Let’s say someone makes a bad joke. The nature of humor is to flirt with taboos; if you tell someone enough jokes, you will eventually offend them. Famously, Justine Sacco offended enough people with a joke on Twitter that it destroyed her life. This is an event that has recurred endlessly since.
The mechanics of this process are a combination of all of Twitter’s modes. In the context of an emotionally charged event or debate, a particular utterance by a particular user is elevated to the level of a paradigmatic signifier. It then becomes possible to signal virtue through trolling. Any feelings about a specific event, or about the whole set of people implicated, can be targeted at one person. An outlet is provided for feelings formerly stifled by lack of direction.
Of course, it won’t help. It won’t rectify a tragedy, because the person being targeted is not actually responsible for the tragedy. Its benefit is introjected by the attacker. It satisfies a sort of bloodlust, while at the same time functioning as self-exoneration. It inverts the famous Biblical parable: because I have cast this stone, it says, I am therefore without sin.
It’s not an exaggeration to say that this is the worst possible human impulse. Yes, it’s a minor iteration of it. But look at what’s taking place. It’s the formation of a mob in opposition to an individual, that holds that individual responsible for collective guilt and seeks to alleviate it by causing pain. The only goal the mob achieves is to force that one individual to pay penance for the crimes of the community. The achievement of catharsis through blame. The colloquial term is scapegoating.
That individual may well be guilty of something — aren’t we all? It may even be something indefensible. But what is gained from the mob’s treatment of that person? They may suffer reduction of their quality of life, but that will not raise the dead. Nor will it yield a more just society, because the mechanisms that reduce the quality of life are categorically the tools of injustice.
Let’s say an act of terrorism has taken place, and someone we’ve previously never heard of makes an insensitive joke about it. We, the good people of the internet, spring into action. We troll that person, malign that person’s reputation. We contact that person’s employer. We get that person fired. We make sure that person’s name is permanently associated with the worst thing they ever said — one that there is no doubt countless other Twitter users also said, but no matter. We’ve triumphed. The offense, and the offender, are vanquished.
What will happen when the dust settles? The terrorists who targeted innocent people will not be affected. Powerful politicians will take advantage of their actions and the deaths they caused with truly corrupt cynicism, arguing in the racist calculus of modern geopolitics that it will now be necessary for innocents in other countries to die, in order to respond to the terrorist threat. In spite of this far more offensive act, they will keep their jobs. The person who tweeted the bad joke, however, will lose theirs. The cumulative effect of the attack on that person will be to increase national unemployment by a single digit.
There will, however, be one benefit.
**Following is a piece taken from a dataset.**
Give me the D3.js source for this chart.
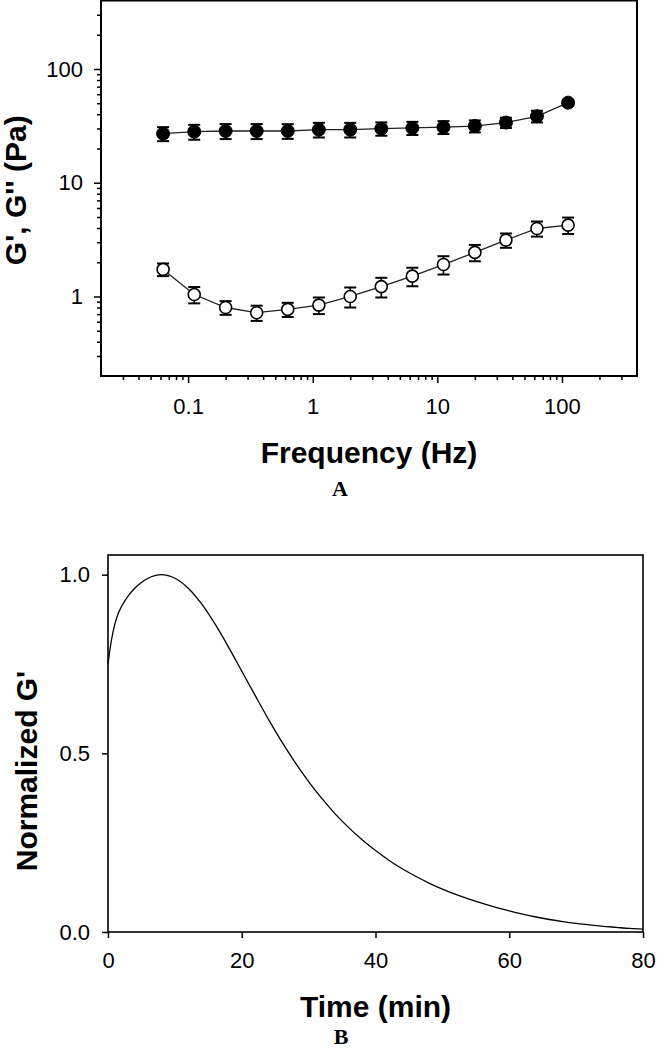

The members of the mob will have satisfied themselves. They will now have evidence in support of the belief that because someone is worse, they are better. In the process, they will have satisfied a base desire to take down an enemy.
Human civilization makes allowances for these behaviors; in fundamentalist religious ritual, in imperialist war, in punitive criminal justice. These practices are not only condoned, they are often valorized. The members of the mob are no worse than the rest of society.
But they are mistaken if they believe that they are any better.